An examination of the political economy of parasitism, its essential logic and driving forces, underscores the necessity set out in the SEP (US) statement for the unification of the struggles of the working class in workplaces, communities, schools and colleges on a socialist program aimed at the conquest of political power. In every area, whatever the immediate form of social struggles, the working masses confront the same enemy.

Not a single economic, social, political or environmental problem confronting working people in America and the mass of humanity on a global scale can be resolved without the overthrow of the capitalist profit system, the depredations of which reach down into every corner and aspect of social and individual life.

And as the statement draws out, this struggle is, by its very essence, international in scope, because the working class in every country confronts the same powerful enemy—globally integrated and organised capital.
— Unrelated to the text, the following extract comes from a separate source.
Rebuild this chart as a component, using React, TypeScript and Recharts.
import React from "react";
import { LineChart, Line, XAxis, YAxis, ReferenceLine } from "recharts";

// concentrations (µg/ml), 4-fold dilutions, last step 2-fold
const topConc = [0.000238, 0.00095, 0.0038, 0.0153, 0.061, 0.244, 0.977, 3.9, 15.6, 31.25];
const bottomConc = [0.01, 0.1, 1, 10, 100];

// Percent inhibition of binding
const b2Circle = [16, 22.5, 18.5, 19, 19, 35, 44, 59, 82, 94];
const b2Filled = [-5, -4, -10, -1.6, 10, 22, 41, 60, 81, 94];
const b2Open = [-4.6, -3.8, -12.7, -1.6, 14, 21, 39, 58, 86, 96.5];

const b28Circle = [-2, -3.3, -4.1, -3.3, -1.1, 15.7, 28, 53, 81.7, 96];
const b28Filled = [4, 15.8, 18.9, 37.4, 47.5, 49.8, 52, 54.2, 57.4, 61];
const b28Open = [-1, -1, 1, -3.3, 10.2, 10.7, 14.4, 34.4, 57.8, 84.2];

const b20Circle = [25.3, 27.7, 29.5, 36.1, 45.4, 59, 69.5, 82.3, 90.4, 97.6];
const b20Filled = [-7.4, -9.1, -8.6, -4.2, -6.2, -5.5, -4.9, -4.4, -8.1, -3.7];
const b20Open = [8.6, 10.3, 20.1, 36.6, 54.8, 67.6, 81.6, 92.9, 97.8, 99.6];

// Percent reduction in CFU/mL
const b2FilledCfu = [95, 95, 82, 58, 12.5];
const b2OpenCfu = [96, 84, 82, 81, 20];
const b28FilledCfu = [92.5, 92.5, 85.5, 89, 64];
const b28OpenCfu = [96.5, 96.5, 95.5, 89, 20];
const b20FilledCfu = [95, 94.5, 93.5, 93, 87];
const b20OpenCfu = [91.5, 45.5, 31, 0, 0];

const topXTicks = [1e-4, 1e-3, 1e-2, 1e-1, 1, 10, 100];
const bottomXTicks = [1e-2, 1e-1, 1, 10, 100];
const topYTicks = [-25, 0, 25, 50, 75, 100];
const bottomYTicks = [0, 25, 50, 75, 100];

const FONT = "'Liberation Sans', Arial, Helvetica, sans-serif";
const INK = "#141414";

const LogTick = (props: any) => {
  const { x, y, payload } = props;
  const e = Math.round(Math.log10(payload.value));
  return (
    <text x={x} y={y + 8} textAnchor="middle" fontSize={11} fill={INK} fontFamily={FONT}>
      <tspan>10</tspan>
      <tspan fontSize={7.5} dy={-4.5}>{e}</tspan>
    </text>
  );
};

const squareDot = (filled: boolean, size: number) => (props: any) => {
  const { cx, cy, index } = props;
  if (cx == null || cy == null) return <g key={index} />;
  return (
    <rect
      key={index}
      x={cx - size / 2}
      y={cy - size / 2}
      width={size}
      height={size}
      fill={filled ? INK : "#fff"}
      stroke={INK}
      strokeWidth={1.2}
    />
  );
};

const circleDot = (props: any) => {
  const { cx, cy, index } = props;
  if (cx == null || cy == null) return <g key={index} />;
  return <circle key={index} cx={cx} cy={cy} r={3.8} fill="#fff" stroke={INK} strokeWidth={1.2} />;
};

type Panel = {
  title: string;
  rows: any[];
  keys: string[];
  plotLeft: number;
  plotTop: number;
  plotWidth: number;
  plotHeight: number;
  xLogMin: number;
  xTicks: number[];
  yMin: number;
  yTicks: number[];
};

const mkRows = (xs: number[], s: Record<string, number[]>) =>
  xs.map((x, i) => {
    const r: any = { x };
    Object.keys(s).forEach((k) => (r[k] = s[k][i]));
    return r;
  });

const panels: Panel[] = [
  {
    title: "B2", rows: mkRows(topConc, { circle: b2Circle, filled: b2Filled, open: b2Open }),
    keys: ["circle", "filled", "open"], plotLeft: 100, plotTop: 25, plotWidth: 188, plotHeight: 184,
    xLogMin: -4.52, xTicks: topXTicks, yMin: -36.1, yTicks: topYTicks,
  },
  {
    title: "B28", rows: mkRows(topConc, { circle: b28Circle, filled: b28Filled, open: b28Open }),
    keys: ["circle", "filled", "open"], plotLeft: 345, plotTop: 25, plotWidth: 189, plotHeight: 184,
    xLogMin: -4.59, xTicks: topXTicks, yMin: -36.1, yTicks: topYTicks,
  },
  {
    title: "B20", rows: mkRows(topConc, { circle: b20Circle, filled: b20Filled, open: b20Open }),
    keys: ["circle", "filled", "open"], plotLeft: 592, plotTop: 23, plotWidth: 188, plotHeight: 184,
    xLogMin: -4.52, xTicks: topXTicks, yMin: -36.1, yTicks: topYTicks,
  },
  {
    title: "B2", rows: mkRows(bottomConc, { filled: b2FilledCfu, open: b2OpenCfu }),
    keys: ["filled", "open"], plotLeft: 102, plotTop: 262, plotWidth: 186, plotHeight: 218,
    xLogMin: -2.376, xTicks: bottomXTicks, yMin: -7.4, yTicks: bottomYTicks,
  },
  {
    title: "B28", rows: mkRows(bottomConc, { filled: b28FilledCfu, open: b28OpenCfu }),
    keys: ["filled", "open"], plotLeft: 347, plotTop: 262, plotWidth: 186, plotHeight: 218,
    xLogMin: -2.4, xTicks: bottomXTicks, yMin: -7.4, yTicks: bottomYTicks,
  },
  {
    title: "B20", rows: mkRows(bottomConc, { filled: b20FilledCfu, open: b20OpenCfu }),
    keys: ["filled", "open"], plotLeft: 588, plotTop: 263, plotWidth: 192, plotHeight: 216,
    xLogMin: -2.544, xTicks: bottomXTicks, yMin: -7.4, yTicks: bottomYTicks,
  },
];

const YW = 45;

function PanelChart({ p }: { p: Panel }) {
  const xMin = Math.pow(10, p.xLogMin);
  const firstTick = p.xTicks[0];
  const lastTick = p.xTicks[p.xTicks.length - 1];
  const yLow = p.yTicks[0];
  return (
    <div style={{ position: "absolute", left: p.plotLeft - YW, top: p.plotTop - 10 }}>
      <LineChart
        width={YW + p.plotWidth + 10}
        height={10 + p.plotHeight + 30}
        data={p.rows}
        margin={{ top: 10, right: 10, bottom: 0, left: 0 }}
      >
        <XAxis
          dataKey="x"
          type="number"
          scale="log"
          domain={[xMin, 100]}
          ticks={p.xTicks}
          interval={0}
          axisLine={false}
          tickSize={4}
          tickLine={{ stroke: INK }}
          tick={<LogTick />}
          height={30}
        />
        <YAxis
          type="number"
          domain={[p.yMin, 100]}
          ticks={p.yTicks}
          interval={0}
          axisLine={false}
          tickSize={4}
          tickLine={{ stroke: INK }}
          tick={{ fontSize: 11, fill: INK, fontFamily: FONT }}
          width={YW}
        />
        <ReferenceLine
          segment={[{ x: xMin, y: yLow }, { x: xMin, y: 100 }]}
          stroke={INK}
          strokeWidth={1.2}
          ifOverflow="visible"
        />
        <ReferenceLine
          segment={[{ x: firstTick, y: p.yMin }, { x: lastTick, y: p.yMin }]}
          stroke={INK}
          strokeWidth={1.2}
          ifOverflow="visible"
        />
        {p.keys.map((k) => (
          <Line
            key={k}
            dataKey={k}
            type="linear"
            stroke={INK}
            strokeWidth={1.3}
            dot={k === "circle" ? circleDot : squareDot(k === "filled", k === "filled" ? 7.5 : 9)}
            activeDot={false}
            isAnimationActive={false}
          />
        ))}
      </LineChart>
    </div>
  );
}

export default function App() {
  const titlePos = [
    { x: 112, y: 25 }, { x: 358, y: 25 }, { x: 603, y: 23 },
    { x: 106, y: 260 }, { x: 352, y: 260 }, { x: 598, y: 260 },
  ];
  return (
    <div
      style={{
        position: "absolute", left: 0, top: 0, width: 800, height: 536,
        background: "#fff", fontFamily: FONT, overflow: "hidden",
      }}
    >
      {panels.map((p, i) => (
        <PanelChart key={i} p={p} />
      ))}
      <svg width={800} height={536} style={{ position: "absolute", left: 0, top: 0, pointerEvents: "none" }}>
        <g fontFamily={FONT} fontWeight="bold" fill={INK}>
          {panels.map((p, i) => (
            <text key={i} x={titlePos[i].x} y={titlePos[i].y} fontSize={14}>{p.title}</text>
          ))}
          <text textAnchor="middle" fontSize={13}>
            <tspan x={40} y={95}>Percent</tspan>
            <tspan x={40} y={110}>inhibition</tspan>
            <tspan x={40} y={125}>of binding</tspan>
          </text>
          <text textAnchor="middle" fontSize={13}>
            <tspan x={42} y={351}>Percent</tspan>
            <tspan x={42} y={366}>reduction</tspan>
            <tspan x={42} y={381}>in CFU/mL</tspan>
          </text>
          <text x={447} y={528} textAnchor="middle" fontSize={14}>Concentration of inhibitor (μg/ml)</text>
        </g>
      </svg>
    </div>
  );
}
It can be overturned only by an even more powerful force, the global working class, unified on the basis of an international socialist program.

To return to the point made by Marx cited at the beginning of this comment, a coherent political strategy for the working class, as outlined in the SEP statement, must be based not on the existing level of consciousness—that will undergo vast shifts in the course of the social struggles now unfolding and the even bigger explosions to come—but on its “life situation,” determined by the “whole organisation of bourgeois society,” and what it will be compelled to undertake.

[1] Marx and Engels, The Holy Family [Moscow: Foreign Languages Publishing House, 1956] p. 53.

[2] Marx, Capital, Volume 2 [London: Penguin, 1992] p. 137.